Texas State Sen. Kirk Watson had an embarrassing moment the night the candidate he
is supporting for president won the Wisconsin primary. MSNBC's Chris Matthews asked
him to name a legislative accomplishment of Sen. Barack Obama.
"I'm not going to be able to do that tonight," Mr. Watson replied.
Or any other night. Barack Obama, noted National Review's David Frum, has the
thinnest resume of any candidate for president since William Jennings Bryan in 1896.
Then 36 (the youngest man ever nominated for president), Bryan had been a
congressman for only six undistinguished years when he electrified the Democratic
convention with his "Cross of Gold" speech.

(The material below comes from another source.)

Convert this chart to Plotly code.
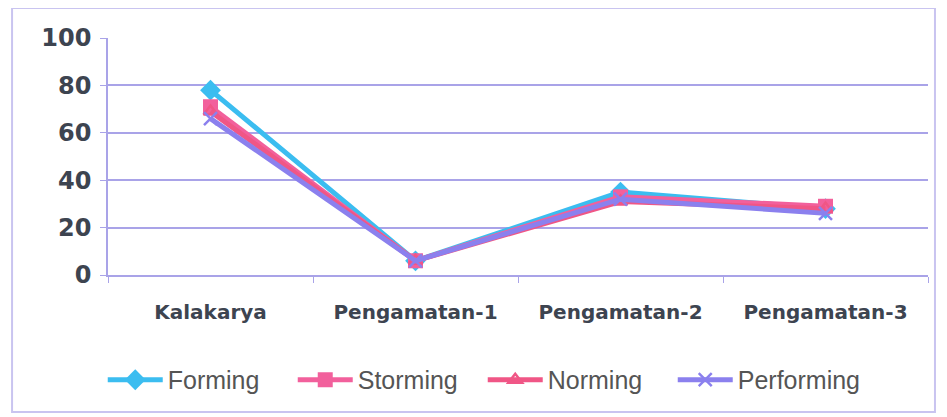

Bryan got creamed in the general election, which suggests there is a limit to how
high a populist with little on his resume besides a charismatic personality and a
silver tongue can rise.
"Barack Obama is no Muhammad Ali," said Tom Buffenbarger, president of the
International Association of Machinists and Aerospace Workers, who is supporting
Sen. Hillary Clinton. "He took a walk every time there was a tough vote in the
Illinois state senate. He took a walk more than 130 times. That's what a shadow
boxer does. All the right moves. All the right combinations. All the right
footwork. But he never steps into the ring."
"Don't be deceived by an eloquent but empty call for change that promises no more
than a holiday from history," said Sen. John McCain, the presumptive GOP nominee.
Eloquent but empty calls for change seem to be working well enough for Sen. Obama in
the battle for the Democratic nomination. But that may be due more to the
weaknesses of Hillary Clinton than to his strengths.
There is no real divide on issues between Sen. Clinton and Sen. Obama, so the
primary campaign has focused on personality. His is attractive. Hers is not.
The bumbles and stumbles of Sen. Clinton and her husband remind us there is a
difference between being ruthless in politics, and being good at it. Sen. Clinton's
campaign has compounded her flaws as a candidate by blowing through a huge wad of
cash to no apparent purpose, failing to organize in caucus states, and by having had
no plan to compete beyond Super Tuesday Feb. 5.
With their own race settled, Republicans have been watching the Democratic contest
with dread and amusement. The conventional wisdom is that Ms. Clinton would be the
easier candidate to beat in November. But Republican antipathy to Ms. Clinton is so
great that many hope Sen. Obama will triumph. (The exit polls in Wisconsin
indicated 9 percent of those who voted in the Democratic primary were Republicans,
and they broke 72-28 for Sen. Obama.)
After Sen. Obama's landslide in Wisconsin, many pundits measured Sen. Clinton for
her political casket. "Like water rushing into the Titanic's hull, the forces now
flowing hard against the Hillary Clinton campaign are furious and the die is cast,"
said the Weekly Standard's "Richelieu."
I'm among those who think Sen. Obama will breach the "firewall" Sen. Clinton is
trying to erect in Ohio and Texas March 4. But pundits who earlier in this election
cycle confidently declared Sen. McCain politically dead and Sen. Clinton's
nomination inevitable should be cautious about burying Hillary now.
To win, the Clintons and their surrogates will have to rough up Barack Obama the way
they did Bill's girlfriends Gennifer Flowers and Monica Lewinsky. I doubt this will
work, but it might. In 1984, former Vice President Walter Mondale turned back Gary
Hart, another charismatic young senator renowned for his oratory, by asking,
"Where's the beef?"
Most pundits think Hillary's lust for power will keep her in the fight until the
Democratic convention in late August. But I think that if she loses in Ohio or
Texas, she'll withdraw.
If Sen. Obama is ultimately to be the Democratic nominee, it could be just as well
for Republicans to have the race settled early. As long as Barack and Hillary
battle, journalists can focus exclusively upon horserace trivia. But if Sen.
Clinton folds her tent and slinks away, journalists will have little to write about
except Sen. Obama's thin resume and very left wing voting record.
"I've got news for all the latte-drinking, Prius-driving, Birkenstock-wearing trust
fund babies crowding in to hear (Sen. Obama) speak," Mr. Buffenbarger said. "This
guy won't last a round against the Republican attack machine."